Patients receiving newer-generation drug-eluting stents have similar rates of death or spontaneous myocardial infarction than those receiving contemporary bare-metal stents, but the rate of repeat revascularization is lower with the use of drug-eluting stents. These findings come from the NORSTENT trial that was presented at the ESC Congress 2016 in Rome, Italy, and simultaneously published in The New England Journal of Medicine. “The study was conducted in the setting of real-world patient care, which supports the generalizability of the results,” highlight the NORSTENT investigators.

Credit: Stocktrek Images/Getty

Previous studies had shown that drug-eluting stents were more effective in the prevention of restenosis than bare-metal stents. However, new bare-metal stents have been developed with improved stent design, different metal composition, and thinner struts. In addition, newer-generation drug-eluting stents might reduce the rate of stent thrombosis, myocardial infarction, and death compared with first-generation devices. However, the trials comparing the newer drug-eluting stents with contemporary bare-metal stents so far have had limited generalizability and statistical power.

Bønaa and colleagues designed the multicentre, randomized NORSTENT trial to compare the long-term effectiveness of second-generation drug-eluting stents with newer-generation bare-metal stents. Eric Bates (University of Michigan Medical Center, USA) points out in an accompanying editorial that the NORSTENT trial was pragmatic, very inclusive, properly powered, inexpensive, and not sponsored by industry. “Each of these points makes this trial unique in coronary-stent research and sets new standards for subsequent studies,” explains Bates.

The trial included 72.5% (9,013) of all patients with stable or unstable coronary artery disease undergoing percutaneous coronary intervention who met the eligibility criteria during the 29-month enrolment period. The investigators randomly assigned the patients to receive contemporary drug-eluting stents (82.9% were everolimus-eluting stents and 13.1% zotarolimus-eluting stents) or contemporary bare-metal stents.
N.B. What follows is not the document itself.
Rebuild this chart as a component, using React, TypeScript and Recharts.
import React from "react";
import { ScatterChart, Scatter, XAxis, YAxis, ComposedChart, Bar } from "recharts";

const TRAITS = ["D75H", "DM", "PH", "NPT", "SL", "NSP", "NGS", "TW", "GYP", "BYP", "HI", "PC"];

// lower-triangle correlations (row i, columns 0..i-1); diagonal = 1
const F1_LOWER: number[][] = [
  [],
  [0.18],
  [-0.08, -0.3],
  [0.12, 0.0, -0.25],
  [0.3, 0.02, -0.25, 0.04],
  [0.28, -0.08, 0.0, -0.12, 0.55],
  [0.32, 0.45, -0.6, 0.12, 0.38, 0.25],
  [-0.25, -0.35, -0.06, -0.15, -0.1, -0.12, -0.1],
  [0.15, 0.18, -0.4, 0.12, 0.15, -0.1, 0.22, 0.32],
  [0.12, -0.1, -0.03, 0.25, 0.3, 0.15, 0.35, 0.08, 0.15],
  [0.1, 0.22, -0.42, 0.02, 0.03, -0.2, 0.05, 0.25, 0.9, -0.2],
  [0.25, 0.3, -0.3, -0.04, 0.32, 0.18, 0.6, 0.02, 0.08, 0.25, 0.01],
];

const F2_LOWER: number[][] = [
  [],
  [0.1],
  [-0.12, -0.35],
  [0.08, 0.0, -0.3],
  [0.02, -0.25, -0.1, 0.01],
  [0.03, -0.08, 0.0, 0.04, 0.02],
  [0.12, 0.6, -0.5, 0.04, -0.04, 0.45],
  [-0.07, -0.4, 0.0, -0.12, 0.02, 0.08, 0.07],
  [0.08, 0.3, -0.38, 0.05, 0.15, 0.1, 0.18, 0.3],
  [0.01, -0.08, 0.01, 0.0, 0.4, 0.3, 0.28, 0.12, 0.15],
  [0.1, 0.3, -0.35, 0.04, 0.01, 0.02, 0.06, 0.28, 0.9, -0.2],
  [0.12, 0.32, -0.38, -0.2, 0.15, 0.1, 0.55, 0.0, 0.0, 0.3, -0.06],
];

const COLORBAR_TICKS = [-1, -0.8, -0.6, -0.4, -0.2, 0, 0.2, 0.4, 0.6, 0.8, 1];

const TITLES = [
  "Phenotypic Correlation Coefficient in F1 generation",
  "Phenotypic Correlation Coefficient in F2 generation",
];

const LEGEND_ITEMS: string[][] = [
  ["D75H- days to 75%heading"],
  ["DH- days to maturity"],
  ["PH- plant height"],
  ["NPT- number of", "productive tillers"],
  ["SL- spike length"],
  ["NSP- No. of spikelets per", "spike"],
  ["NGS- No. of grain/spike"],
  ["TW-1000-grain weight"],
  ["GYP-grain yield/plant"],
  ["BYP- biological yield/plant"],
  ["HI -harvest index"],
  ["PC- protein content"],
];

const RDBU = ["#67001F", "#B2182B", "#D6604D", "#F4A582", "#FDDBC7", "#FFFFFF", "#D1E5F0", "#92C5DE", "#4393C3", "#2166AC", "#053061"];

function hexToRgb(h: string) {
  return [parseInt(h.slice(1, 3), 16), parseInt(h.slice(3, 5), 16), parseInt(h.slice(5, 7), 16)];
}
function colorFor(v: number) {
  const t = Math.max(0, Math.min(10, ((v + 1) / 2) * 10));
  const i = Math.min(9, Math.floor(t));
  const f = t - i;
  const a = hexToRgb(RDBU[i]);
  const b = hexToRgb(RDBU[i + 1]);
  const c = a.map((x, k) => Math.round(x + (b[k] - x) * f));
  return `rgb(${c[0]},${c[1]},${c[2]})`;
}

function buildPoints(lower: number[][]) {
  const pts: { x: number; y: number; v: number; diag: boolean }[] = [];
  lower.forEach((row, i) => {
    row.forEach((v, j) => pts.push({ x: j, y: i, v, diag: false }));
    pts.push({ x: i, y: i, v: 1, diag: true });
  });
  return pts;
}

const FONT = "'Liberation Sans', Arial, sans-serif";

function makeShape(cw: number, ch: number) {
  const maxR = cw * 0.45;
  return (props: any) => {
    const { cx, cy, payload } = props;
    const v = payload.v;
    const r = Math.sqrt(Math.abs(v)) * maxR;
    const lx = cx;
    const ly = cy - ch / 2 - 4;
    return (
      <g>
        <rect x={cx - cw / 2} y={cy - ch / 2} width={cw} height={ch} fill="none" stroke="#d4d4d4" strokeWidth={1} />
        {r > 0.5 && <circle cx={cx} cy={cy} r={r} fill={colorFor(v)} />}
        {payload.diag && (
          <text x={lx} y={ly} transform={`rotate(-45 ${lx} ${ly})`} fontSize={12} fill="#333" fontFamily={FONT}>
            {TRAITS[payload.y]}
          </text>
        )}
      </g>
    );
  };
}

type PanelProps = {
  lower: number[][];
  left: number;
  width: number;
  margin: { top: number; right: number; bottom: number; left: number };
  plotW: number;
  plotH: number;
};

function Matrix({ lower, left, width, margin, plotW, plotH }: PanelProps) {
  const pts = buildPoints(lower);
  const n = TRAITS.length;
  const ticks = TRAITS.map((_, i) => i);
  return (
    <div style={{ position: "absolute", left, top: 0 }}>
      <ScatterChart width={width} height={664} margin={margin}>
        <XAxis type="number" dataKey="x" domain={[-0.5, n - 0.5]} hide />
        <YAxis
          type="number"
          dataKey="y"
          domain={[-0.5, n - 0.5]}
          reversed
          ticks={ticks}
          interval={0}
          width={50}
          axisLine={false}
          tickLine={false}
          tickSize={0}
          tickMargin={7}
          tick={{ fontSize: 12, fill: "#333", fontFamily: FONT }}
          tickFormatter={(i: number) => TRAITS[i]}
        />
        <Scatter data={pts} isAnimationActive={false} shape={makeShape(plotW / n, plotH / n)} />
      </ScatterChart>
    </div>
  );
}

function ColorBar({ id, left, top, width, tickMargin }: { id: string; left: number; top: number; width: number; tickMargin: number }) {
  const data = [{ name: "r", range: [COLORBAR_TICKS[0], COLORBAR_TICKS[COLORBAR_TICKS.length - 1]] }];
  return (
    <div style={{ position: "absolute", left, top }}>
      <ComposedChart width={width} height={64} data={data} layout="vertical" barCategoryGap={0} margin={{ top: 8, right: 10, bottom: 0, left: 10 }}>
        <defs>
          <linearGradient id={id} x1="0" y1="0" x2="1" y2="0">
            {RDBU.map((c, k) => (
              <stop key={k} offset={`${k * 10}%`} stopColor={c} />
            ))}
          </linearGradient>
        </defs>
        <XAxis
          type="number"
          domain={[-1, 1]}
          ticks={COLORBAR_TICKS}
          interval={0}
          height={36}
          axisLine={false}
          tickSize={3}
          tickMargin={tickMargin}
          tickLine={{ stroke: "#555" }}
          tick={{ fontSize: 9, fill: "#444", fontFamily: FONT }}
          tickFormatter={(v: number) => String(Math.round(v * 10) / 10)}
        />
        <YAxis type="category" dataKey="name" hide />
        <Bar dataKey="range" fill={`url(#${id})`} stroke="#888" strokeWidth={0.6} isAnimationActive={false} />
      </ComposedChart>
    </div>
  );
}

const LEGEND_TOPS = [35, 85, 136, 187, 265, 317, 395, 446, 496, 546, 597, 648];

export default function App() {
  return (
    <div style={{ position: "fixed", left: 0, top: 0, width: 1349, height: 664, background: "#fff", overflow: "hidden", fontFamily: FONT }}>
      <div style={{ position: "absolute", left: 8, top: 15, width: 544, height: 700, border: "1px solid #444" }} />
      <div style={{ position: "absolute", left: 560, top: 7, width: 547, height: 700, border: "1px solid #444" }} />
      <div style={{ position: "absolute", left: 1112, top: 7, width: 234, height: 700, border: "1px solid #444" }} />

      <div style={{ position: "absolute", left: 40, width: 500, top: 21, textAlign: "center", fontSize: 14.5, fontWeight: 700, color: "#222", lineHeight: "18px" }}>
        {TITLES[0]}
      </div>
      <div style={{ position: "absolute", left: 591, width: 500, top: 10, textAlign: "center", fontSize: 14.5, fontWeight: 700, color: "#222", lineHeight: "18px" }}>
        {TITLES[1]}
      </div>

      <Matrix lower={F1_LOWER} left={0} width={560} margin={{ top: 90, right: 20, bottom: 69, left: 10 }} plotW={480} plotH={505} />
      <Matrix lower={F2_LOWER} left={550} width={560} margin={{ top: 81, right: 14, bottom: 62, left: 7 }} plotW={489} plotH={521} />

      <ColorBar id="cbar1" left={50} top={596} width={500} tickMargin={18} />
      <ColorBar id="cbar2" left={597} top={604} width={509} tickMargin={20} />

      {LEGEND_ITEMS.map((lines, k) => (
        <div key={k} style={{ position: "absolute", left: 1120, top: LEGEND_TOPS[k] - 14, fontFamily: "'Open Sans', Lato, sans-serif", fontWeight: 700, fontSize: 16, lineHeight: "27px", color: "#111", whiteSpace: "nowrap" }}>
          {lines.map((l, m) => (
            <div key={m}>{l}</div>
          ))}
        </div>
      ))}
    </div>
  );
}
The results of this trial should increase confidence in choosing to implant bare-metal stents in selected patients

After a median of 5 years of follow-up, no significant differences were found between the two groups for the primary composite outcome of death from any cause or nonfatal spontaneous myocardial infarction, with a cumulative rate of 16.6% in the drug-eluting stent group versus 17.1% in the bare-metal stent group (HR 0.98, 95% CI 0.88–1.09; P = 0.66). No significant differences were detected in any of the individual end points of death from cardiac, vascular, or noncardiovascular causes, myocardial infarction, stroke, or hospitalization for unstable angina.

Newer-generation drug-eluting stents performed better than the newer-generation bare-metal stents for the secondary outcomes of repeat revascularization and stent thrombosis. The rates of any repeat revascularization were 16.5% for the drug-eluting stent group and 19.8% for the bare-metal stent group (HR 0.76, 95% CI 0.69–0.85; P <0.001), with rates of target-lesion revascularization of 5.3% and 10.3%, respectively (P <0.001). The rate of definite stent thrombosis was low in both groups, but was significantly lower in the group that received drug-eluting stents than in the bare-metal stent group (0.8% versus 1.2%; P = 0.0498).

“The results of this important trial should increase confidence in choosing to implant bare-metal stents in selected patients if clinical indications favour that decision and should support guideline recommendations endorsing that option,” concludes Bates in his editorial.